Commissioners may also see early turnover as a continuity-of-care risk, especially in home care, supported living and complex services where relationships matter greatly.

Regulator / Inspector expectation: unstable early workforce patterns can indicate governance weakness

Regulator / Inspector expectation

CQC may view repeated early staff loss as a possible indicator of wider leadership or workforce-culture issues. While inspectors may not focus on turnover figures alone, they are likely to be interested in whether the provider understands its causes, whether staffing instability is affecting people’s experience and whether leaders are responding with structured improvement rather than repeated emergency recruitment.

If rapid turnover leads to overreliance on unfamiliar staff, rushed induction or weak continuity, the issue can quickly become one of governance and quality rather than recruitment volume alone.

Building a joined-up recruitment and retention system

Reducing early staff turnover requires providers to treat recruitment, induction and early supervision as one continuous system. Recruitment should prepare candidates honestly for the role. Selection should test suitability realistically. Onboarding should then reinforce what was learned, close confidence gaps and provide support during the point at which many new staff decide whether to stay.
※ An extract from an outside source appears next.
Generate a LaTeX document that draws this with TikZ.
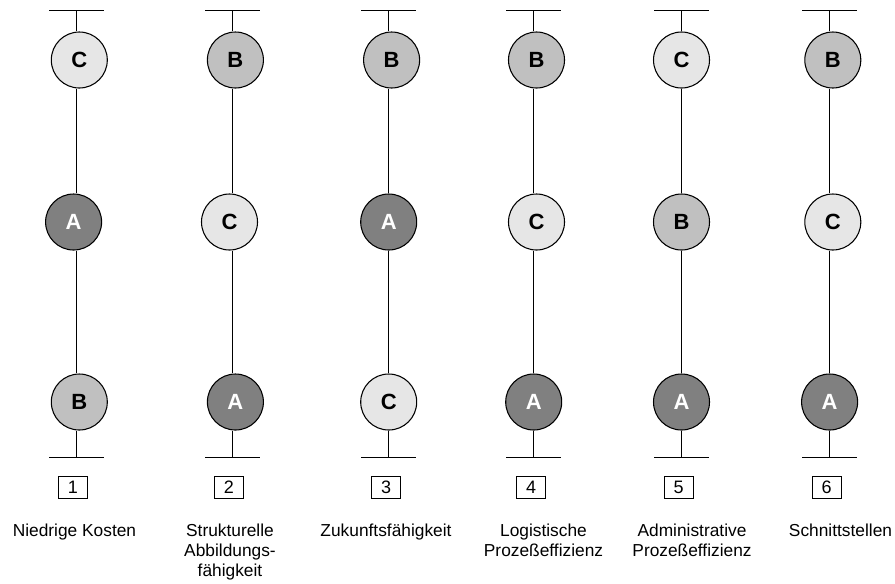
\documentclass[tikz,border=0pt]{standalone}
\usepackage{fontspec}
\setmainfont{Liberation Sans}
\usetikzlibrary{positioning}
\definecolor{lowgray}{HTML}{E6E6E6}
\definecolor{midgray}{HTML}{C0C0C0}
\definecolor{highgray}{HTML}{808080}
\tikzstyle{rating} = [draw, circle, line width=0.8pt, minimum size=42pt, inner sep=0pt, font=\fontsize{16.5}{16.5}\selectfont\bfseries]
\tikzstyle{ratA} = [rating, fill=highgray, text=white]
\tikzstyle{ratB} = [rating, fill=midgray]
\tikzstyle{ratC} = [rating, fill=lowgray]
\tikzstyle{numbox} = [draw, rectangle, line width=0.75pt, minimum width=21.75pt, minimum height=16.5pt, inner sep=0pt, font=\fontsize{13.5}{15}\selectfont]
\tikzstyle{crit} = [align=center, anchor=north, inner sep=0pt, font=\fontsize{13}{15}\selectfont]

\begin{document}
\begin{tikzpicture}[x=0.75pt, y=-0.75pt, line width=0.75pt]
    \useasboundingbox (0,0) rectangle (895,583);
    % column x, box x, label x, ratings top/mid/low with their x, number, label
    \foreach \n/\x/\bx/\lx/\hi/\hx/\mi/\mx/\lo/\lox/\txt in {
        1/76.5/73/74.5/C/79.3/A/73.6/B/79.3/{Niedrige Kosten},
        2/232.5/229/230/B/235.4/C/229.5/A/235.4/{Strukturelle\\Abbildungs-\\fähigkeit},
        3/388.5/386/386/B/391.6/A/388.7/C/388.7/{Zukunftsfähigkeit},
        4/533.5/531/543.5/B/536.5/C/536.5/A/533.7/{Logistische\\Prozeßeffizienz},
        5/681.5/678.5/692/C/681.5/B/681.5/A/681.5/{Administrative\\Prozeßeffizienz},
        6/829.5/826.5/840.5/B/832.8/C/832.8/A/829.6/{Schnittstellen}} {
        \coordinate (top\n) at (\x,10.5);
        \coordinate (topl\n) at (\x-27.5,10.5);
        \coordinate (topr\n) at (\x+27.5,10.5);
        \node [rat\hi] (hi\n) at (\hx,60) {\hi};
        \node [rat\mi] (mi\n) at (\mx,222) {\mi};
        \node [rat\lo] (lo\n) at (\lox,402) {\lo};
        \coordinate (bot\n) at (\x,457.5);
        \coordinate (botl\n) at (\x-27.5,457.5);
        \coordinate (botr\n) at (\x+27.5,457.5);
        \draw (topl\n) -- (topr\n);
        \draw (top\n) -- (top\n |- hi\n.north);
        \draw (hi\n.south -| top\n) -- (top\n |- mi\n.north);
        \draw (mi\n.south -| top\n) -- (top\n |- lo\n.north);
        \draw (lo\n.south -| top\n) -- (bot\n);
        \draw (botl\n) -- (botr\n);
        \node [numbox] (num\n) at (\bx,487) {\n};
        \node [crit] (crit\n) at (\lx,523) {\txt};
    }
\end{tikzpicture}
\end{document}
Providers should review probation exits, early resignations, supervision feedback and manager observations together. Patterns often emerge: unrealistic adverts, weak role matching, inconsistent shadowing, poor first-line support or lack of early feedback. Once visible, those issues can usually be improved.

In adult social care, early turnover is rarely just bad luck. It is often the first visible sign that recruitment and retention have been treated as separate processes when they should have been designed together. Providers that join them up are far more likely to build stable teams, reduce repeat vacancy cycles and deliver safer, more consistent care.